The District Court of Appeal of the State of Florida, Second District, recently reversed a summary judgment award in favor of the borrowers in a foreclosure action, finding a triable issue of material fact existed concerning whether the face-to-face counseling requirements of 24 C.F.R. § 203.604 applied, as the mortgagee did not submit evidence “as to whether the mortgagee and loan servicer had a branch office within 200 miles of the property during the time period before three full monthly installments due on the mortgage went unpaid.”
A copy of the opinion in ARC HUD I, LLC v. Ebbert is available at: Link to Opinion.
A mortgagee filed a foreclosure complaint against the borrowers. During the foreclosure action, the mortgagee assigned the note and mortgage to a different mortgagee. The new mortgagee then substituted into the foreclosure action as the party plaintiff.
The borrowers moved for summary judgment arguing that “Plaintiff failed to comply with the face-to-face counseling requirements of 24 C.F.R. § 203.604.”
As you may recall, 24 C.F.R. § 203.604 requires that “[t]he mortgagee must have a face-to-face interview with the mortgagor, or make a reasonable effort to arrange such a meeting, before three full monthly installments due on the mortgage are unpaid.” However, a face-to-face meeting is not required if “the mortgaged property is not within 200 miles of the mortgagee, its servicer, or a branch office of either.” Id.
In support of their motion, the borrowers submitted an affidavit stating: “I never participated in any face-to-face counseling with Plaintiff,” and that they “reside in the property and Plaintiff has a branch within 200 miles of the property (and has had such a branch since the time of the alleged default).” In response, the mortgagee submitted its own affidavit stating that the mortgagee and the prior mortgagee “do not have servicing centers or branch offices located within 200 miles of the subject property.”

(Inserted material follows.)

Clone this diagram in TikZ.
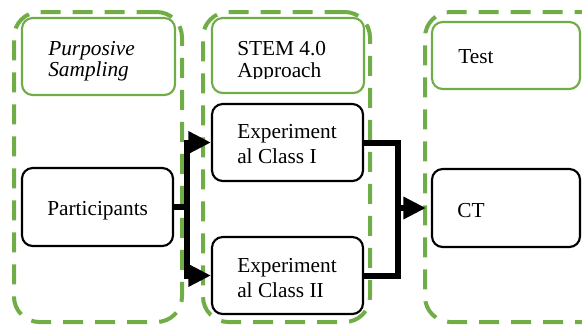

The trial court granted the borrowers’ motion for summary judgment and found that the mortgagee’s affidavit addressed only the location of its branch offices and servicing centers at the time of summary judgment. The trial court held that the mortgagee failed to show whether the prior mortgagee had a branch office or a servicing center within 200 miles of the subject property at the time of default.
The trial court then denied the mortgagee’s motion for rehearing. In support of its motion, the mortgagee provided an amended affidavit stating that it, the prior mortgagee and the original lender each did not have “servicing centers or branch offices within 200 miles of the subject property three months prior to the alleged default of June 1, 2011.”
The Appellate Court reversed the trial court’s ruling, and held that “the amended affidavit in opposition to summary judgment filed with the motion for rehearing created a genuine issue of material fact as to whether the mortgagee and loan servicer had a branch office within 200 miles of the property during the time period before three full monthly installments due on the mortgage went unpaid.”
The Appellate Court also found that the mortgagee was not precluded from filing an amended affidavit in connection with its motion for rehearing. The Appellate Court relied on Fatherly v. Cal. Fed. Bank, 703 So. 2d 1101, 1102 (Fla. 2d DCA 1997) and noted that “under Florida Rule of Civil Procedure 1.530 a judge has broad discretion to grant a rehearing of a summary judgment when the party seeking rehearing submits matters that would have created an issue precluding summary judgment if they had been raised prior to the hearing on the motion.”